Scott Hendricks said...

John, thanks for this post. It is very helpful in qualifying the intentions and meaning of the reformation solas.

However, it seems to me that the famous verse in James (that 'epistle of straw') about justified by what we do, is a necessary qualifier for "by faith alone"; within the same vein as John Wesley's, "Faith is immediately necessary to justification, and repentance is remotely necessary." In other words, all the thief on the cross did was believe in Jesus. But if he had lived longer, repentance would have been necessary to his justification. Jesus can say that the man who said, "God have mercy on me a sinner" went home justified, but also "every tree that does not bear fruit will be cut down and thrown into the fire."

But of course, good works are the FRUIT of faith, and only as they are enabled by the Spirit through Christ are they acceptable to God.

See also the last paragraph in:


Ken Schenck said...

Sorry to keep on the "off topic" sola scriptura, but...

I'll admit to using this phrase to my own devices. In other words, it was not forged in the context of debates over where the meaning of texts comes from but in dialog with post-biblical developments in Christian faith and practice.

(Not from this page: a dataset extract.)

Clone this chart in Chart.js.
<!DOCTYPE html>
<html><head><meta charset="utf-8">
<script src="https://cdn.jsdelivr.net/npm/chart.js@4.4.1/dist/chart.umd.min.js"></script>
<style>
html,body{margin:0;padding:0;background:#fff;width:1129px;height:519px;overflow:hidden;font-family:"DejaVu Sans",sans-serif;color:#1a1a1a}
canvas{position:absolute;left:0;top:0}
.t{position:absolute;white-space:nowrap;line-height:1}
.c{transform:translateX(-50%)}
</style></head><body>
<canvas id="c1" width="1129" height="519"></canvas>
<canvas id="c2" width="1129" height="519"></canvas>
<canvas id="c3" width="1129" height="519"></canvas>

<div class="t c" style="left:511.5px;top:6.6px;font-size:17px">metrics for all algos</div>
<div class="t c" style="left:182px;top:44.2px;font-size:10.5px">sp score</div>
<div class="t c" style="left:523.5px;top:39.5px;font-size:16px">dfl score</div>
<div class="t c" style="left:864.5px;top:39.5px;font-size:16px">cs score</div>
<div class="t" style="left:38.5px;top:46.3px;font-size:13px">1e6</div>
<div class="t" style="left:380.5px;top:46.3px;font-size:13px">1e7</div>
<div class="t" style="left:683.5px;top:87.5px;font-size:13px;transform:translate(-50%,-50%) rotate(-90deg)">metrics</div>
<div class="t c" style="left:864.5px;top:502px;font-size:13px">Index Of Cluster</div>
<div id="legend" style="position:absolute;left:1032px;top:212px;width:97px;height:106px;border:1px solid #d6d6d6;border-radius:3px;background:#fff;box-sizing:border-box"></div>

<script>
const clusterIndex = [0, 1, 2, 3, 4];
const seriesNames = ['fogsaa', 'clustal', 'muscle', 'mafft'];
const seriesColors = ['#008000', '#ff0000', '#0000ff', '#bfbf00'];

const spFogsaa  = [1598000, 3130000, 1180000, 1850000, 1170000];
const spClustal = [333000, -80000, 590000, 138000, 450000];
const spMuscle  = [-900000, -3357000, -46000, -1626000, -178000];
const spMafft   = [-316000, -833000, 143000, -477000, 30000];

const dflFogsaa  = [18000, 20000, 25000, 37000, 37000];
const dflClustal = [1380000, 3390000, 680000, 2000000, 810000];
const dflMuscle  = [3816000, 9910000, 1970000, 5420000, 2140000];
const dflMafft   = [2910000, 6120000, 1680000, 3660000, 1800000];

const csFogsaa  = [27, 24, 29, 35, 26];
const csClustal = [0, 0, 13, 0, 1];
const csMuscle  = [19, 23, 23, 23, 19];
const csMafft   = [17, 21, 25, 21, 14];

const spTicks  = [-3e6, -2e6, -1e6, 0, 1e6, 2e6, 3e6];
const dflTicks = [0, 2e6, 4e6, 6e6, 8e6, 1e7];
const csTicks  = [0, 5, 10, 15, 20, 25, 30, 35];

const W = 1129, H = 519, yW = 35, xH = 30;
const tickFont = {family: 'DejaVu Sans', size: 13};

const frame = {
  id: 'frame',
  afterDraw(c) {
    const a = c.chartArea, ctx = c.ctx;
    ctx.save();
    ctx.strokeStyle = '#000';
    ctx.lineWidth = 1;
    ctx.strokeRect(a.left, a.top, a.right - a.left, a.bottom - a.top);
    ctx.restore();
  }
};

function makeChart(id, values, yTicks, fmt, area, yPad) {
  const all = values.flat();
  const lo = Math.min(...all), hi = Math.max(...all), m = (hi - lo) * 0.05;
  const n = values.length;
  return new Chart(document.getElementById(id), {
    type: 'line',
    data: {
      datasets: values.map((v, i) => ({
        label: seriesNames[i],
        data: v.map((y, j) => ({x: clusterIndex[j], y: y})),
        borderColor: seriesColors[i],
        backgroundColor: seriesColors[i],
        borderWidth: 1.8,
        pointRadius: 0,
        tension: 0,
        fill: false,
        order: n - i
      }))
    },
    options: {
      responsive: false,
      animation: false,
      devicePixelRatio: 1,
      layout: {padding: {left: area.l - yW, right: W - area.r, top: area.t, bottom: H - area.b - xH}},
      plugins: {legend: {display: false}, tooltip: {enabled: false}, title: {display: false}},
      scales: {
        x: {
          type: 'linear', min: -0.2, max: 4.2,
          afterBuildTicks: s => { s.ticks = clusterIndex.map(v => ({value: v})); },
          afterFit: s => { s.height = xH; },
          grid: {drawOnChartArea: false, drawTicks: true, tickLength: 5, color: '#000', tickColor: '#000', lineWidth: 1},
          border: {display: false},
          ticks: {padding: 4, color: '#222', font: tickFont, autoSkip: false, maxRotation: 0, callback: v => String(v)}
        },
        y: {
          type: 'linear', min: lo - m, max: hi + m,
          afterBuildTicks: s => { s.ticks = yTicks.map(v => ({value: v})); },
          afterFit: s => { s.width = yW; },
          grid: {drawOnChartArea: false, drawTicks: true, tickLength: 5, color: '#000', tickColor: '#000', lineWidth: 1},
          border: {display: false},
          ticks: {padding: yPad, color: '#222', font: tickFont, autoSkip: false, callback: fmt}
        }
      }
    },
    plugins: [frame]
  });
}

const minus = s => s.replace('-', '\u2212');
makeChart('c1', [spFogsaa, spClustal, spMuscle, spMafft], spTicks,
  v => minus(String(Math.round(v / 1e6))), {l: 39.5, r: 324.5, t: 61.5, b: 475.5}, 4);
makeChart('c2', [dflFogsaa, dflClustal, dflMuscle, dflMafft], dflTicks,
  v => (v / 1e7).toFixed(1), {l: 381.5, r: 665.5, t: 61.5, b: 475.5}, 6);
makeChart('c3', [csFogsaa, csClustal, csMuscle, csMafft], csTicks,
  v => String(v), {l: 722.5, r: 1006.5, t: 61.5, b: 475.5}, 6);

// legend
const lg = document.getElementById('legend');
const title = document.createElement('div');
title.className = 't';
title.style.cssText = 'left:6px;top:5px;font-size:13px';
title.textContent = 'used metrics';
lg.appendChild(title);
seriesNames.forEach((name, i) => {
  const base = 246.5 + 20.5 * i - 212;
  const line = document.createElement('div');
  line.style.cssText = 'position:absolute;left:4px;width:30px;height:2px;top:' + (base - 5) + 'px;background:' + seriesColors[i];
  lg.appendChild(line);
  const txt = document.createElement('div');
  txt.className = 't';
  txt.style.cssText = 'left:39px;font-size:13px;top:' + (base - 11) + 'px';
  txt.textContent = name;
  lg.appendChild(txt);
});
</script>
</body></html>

To what extent are these slogans in need of re-presentation for the debates as they have continued in the present?

Keith Drury said...

Thanks for the helpful entry on the three solas. In context then are they seen more clearly as "not" statements than "only" statements... If so then truncating the last half of the sola sentence may confuse their primary point?

David Drury said...

Gotta love that "lemon marange pie."

Love to post... this will help me not charge into a faulty critique of the solas in the future.